Supplied records:
>>>>
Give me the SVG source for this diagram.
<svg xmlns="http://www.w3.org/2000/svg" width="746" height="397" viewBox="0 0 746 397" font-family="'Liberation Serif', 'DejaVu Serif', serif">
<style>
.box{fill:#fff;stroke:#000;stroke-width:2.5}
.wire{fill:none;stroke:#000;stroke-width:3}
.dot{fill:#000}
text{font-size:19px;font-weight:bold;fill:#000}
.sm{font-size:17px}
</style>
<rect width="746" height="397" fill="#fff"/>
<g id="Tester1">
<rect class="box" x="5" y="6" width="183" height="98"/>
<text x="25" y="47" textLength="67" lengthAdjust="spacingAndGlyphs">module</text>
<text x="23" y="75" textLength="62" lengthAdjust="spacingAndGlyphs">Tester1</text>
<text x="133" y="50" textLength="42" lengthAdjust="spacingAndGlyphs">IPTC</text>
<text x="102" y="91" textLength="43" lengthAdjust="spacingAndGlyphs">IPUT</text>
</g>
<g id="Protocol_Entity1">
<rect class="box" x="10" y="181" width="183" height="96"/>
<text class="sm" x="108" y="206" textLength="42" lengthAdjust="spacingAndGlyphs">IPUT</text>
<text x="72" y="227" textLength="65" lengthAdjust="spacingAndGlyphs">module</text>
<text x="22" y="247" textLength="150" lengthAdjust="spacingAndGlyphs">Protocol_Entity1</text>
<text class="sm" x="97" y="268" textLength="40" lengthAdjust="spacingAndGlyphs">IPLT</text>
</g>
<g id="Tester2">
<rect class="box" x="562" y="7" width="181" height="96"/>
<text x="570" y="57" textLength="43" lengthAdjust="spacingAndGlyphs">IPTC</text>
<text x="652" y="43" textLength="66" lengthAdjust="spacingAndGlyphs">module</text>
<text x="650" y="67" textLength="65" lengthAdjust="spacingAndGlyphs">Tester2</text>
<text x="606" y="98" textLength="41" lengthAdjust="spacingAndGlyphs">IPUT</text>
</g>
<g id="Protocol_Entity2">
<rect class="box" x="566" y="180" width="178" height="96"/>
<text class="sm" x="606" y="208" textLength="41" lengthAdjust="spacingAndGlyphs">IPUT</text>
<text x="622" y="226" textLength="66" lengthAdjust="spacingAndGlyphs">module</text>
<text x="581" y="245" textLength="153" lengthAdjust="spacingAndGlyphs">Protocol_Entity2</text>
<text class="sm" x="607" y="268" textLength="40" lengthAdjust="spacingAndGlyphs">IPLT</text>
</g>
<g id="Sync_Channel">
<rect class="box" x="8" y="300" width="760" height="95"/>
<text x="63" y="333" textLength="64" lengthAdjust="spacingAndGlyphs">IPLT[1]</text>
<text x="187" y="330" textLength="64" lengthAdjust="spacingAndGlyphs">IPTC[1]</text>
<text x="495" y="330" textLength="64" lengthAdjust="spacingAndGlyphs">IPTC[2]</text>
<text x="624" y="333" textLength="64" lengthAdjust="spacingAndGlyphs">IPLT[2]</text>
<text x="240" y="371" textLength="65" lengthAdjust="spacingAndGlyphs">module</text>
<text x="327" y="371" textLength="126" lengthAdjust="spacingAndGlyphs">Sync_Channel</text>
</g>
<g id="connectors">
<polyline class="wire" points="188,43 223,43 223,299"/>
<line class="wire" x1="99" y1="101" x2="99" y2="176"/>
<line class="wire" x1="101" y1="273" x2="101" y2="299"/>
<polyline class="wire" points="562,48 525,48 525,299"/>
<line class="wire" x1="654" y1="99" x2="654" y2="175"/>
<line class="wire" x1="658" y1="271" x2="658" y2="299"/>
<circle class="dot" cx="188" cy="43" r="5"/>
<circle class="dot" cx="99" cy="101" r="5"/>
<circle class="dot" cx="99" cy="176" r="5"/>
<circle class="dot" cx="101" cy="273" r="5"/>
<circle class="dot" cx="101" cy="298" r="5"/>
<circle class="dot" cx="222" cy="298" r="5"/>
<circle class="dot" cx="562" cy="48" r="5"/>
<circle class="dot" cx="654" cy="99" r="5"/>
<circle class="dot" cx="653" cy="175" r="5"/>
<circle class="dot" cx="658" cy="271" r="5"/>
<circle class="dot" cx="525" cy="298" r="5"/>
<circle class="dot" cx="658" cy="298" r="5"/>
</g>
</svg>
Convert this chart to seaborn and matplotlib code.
<<<<
Set problem: Gather all lines where the word "this" appears.

Full solution:
Give me the SVG source for this diagram.
Convert this chart to seaborn and matplotlib code.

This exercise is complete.